Some member states want to move faster. Spain and Portugal have embarked on ambitious national strategies aiming to transform the Iberian peninsula into a green-hydrogen hub. But it is Germany, which will have to import up to 70% of the hydrogen needed to decarbonise its mighty heavy industry, that is keenest. Germany has set aside over €8bn ($8.6bn) to help its firms go green and on November 14th its government announced further subsidies for building a network of hydrogen pipelines. In a show of zeal a couple of years ago, the country’s foreign office embarked on “hydrogen diplomacy”, complete with half a dozen “hydrogen embassies” in key countries. More recently, the ministry of economic affairs became the first provider of funds to H2Global, a platform for trading hydrogen.
Most important, Germany seems to acknowledge that it needs to give in order to get. It appears not just happy to see the installation of solar plants and electrolyser farms in Africa, but is ready to help create local jobs, upgrade grids and build desalination plants (electrolysers need a lot of pure water). In time Germany may even accept that parts of its heavy industry could migrate to where the hydrogen is produced. “The industrial map always follows the energy map,” observes Simone Tagliapietra of Bruegel, a think-tank.

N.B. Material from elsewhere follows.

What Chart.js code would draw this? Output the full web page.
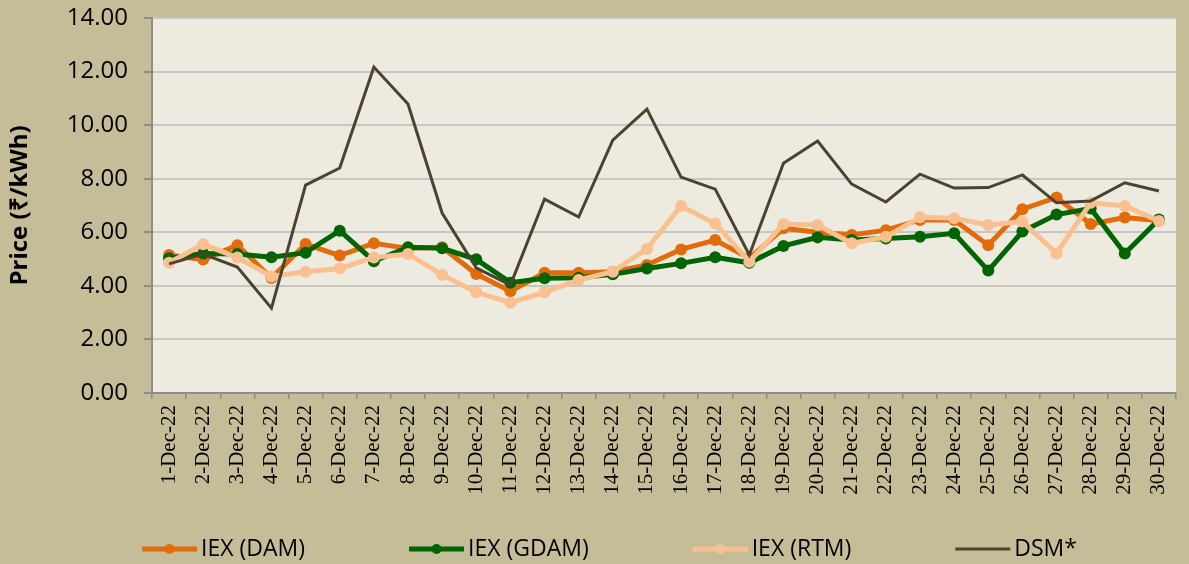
<!DOCTYPE html>
<html lang="en">
<head>
    <meta charset="UTF-8">
    <title>Price trend - Dec 2022</title>
    <script src="https://cdn.jsdelivr.net/npm/chart.js"></script>
    <style>
        body { margin: 0; background: #C4BD97; }
        #grafico { display: block; }
    </style>
</head>
<body>
    <canvas id="grafico" width="1189" height="564"></canvas>
    <script>
        // dias de dezembro
        const dias = [];
        for (let d = 1; d <= 30; d++) dias.push(d + '-Dec-22');

        const iexDam = [5.15, 4.98, 5.52, 4.29, 5.56, 5.13, 5.59, 5.40, 5.44, 4.44,
                        3.80, 4.49, 4.49, 4.53, 4.78, 5.36, 5.71, 5.03, 6.15, 6.00,
                        5.90, 6.08, 6.46, 6.46, 5.52, 6.86, 7.30, 6.31, 6.55, 6.43];
        const iexGdam = [5.03, 5.21, 5.19, 5.07, 5.24, 6.06, 4.92, 5.44, 5.40, 4.99,
                         4.12, 4.28, 4.30, 4.43, 4.65, 4.84, 5.07, 4.86, 5.49, 5.81,
                         5.71, 5.77, 5.83, 5.96, 4.57, 6.03, 6.66, 6.89, 5.21, 6.48];
        const iexRtm = [4.86, 5.55, 5.06, 4.35, 4.53, 4.65, 5.06, 5.19, 4.41, 3.76,
                        3.37, 3.76, 4.22, 4.53, 5.38, 6.98, 6.33, 4.90, 6.31, 6.27,
                        5.59, 5.83, 6.56, 6.52, 6.27, 6.40, 5.21, 7.10, 6.98, 6.42];
        const dsm = [4.82, 5.19, 4.70, 3.17, 7.76, 8.40, 12.17, 10.79, 6.72, 4.67,
                     4.03, 7.24, 6.57, 9.44, 10.60, 8.06, 7.61, 5.15, 8.58, 9.41,
                     7.80, 7.13, 8.17, 7.65, 7.67, 8.14, 7.10, 7.17, 7.85, 7.54];

        // fundo da área do gráfico
        const fundoPlot = {
            id: 'fundoPlot',
            beforeDraw(chart) {
                const { ctx, chartArea: a } = chart;
                ctx.save();
                ctx.fillStyle = '#EDEBE0';
                ctx.fillRect(a.left, a.top, a.right - a.left, a.bottom - a.top);
                ctx.restore();
            }
        };

        // legenda desenhada à mão (linha + ponto)
        const legendaLinha = {
            id: 'legendaLinha',
            afterDraw(chart) {
                const ctx = chart.ctx;
                const sets = chart.data.datasets;
                const linha = 55, espaco = 4, gap = 104, y = 549;
                ctx.save();
                ctx.font = '23px "Open Sans"';
                const larguras = sets.map(s => linha + espaco + ctx.measureText(s.label).width);
                const total = larguras.reduce((a, b) => a + b, 0) + gap * (sets.length - 1);
                let x = (chart.width - total) / 2 + 15;
                sets.forEach((s, i) => {
                    ctx.strokeStyle = s.borderColor;
                    ctx.lineWidth = s.borderWidth;
                    ctx.beginPath();
                    ctx.moveTo(x, y);
                    ctx.lineTo(x + linha, y);
                    ctx.stroke();
                    if (s.pointRadius > 0) {
                        ctx.fillStyle = s.borderColor;
                        ctx.beginPath();
                        ctx.arc(x + linha / 2, y, s.pointRadius - 1, 0, Math.PI * 2);
                        ctx.fill();
                    }
                    ctx.fillStyle = '#000';
                    ctx.textBaseline = 'middle';
                    ctx.fillText(s.label, x + linha + espaco, y);
                    x += larguras[i] + gap;
                });
                ctx.restore();
            }
        };

        function serie(label, data, cor, largura, raio, ordem) {
            return {
                label: label,
                data: data,
                borderColor: cor,
                backgroundColor: cor,
                borderWidth: largura,
                pointRadius: raio,
                pointHoverRadius: raio,
                pointBorderWidth: 0,
                tension: 0,
                order: ordem
            };
        }

        new Chart(document.getElementById('grafico'), {
            type: 'line',
            data: {
                labels: dias,
                datasets: [
                    serie('IEX (DAM)', iexDam, '#E36C0A', 5, 6, 4),
                    serie('IEX (GDAM)', iexGdam, '#006400', 5, 6, 3),
                    serie('IEX (RTM)', iexRtm, '#FAC090', 5, 6, 2),
                    serie('DSM*', dsm, '#4A4330', 3, 0, 1)
                ]
            },
            options: {
                responsive: false,
                animation: false,
                layout: { padding: { top: 18, right: 13, bottom: 40, left: 0 } },
                plugins: {
                    legend: { display: false },
                    tooltip: { enabled: false }
                },
                scales: {
                    x: {
                        offset: true,
                        grid: { offset: true, drawOnChartArea: false, tickLength: 6, color: '#8C8C8C', lineWidth: 1.5 },
                        border: { color: '#8C8C8C', width: 2 },
                        ticks: {
                            autoSkip: false, minRotation: 90, maxRotation: 90, padding: 6,
                            color: '#000', font: { family: '"Liberation Serif"', size: 21 }
                        },
                        afterFit(scale) {
                            scale.height = 131;
                            scale.paddingLeft = 0;
                            scale.paddingRight = 0;
                        }
                    },
                    y: {
                        min: 0, max: 14,
                        grid: { color: '#C6C6C6', lineWidth: 2, tickLength: 8, tickColor: '#8C8C8C' },
                        border: { color: '#8C8C8C', width: 2 },
                        ticks: {
                            stepSize: 2, padding: 16, color: '#000',
                            font: { family: '"Open Sans"', size: 24 },
                            callback: v => v.toFixed(2)
                        },
                        title: {
                            display: true, text: 'Price (₹/kWh)', color: '#000',
                            font: { family: '"Open Sans"', size: 24, weight: 'bold' },
                            padding: { top: 6, bottom: 0 }
                        },
                        afterFit(scale) {
                            scale.width = 152;
                            scale.paddingTop = 0;
                            scale.paddingBottom = 0;
                        }
                    }
                }
            },
            plugins: [fundoPlot, legendaLinha]
        });
    </script>
</body>
</html>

Such schemes are vital if Germany is to avert a dependency on unpredictable authoritarian regimes for energy, as it did with Russia and gas. “To avoid a repeat with hydrogen, Germany needs to build true partnerships,” says Andreas Goldthau of Erfurt University. If all goes to plan and Europe’s southern dynamo gets up to speed, places like Mallorca will be buzzing not just because of its beaches and nightlife, but with the energy sparked by hydrogen electrolysers. ■
Correction (November 14th 2023): The original version of this article misstated the amount of sunlight that Spain and Morocco receive. Furthermore, it suggested that the Maghreb-Europe pipeline connects Spain to Morocco’s gasfields. The connection is in fact to Algeria’s gasfields. Sorry.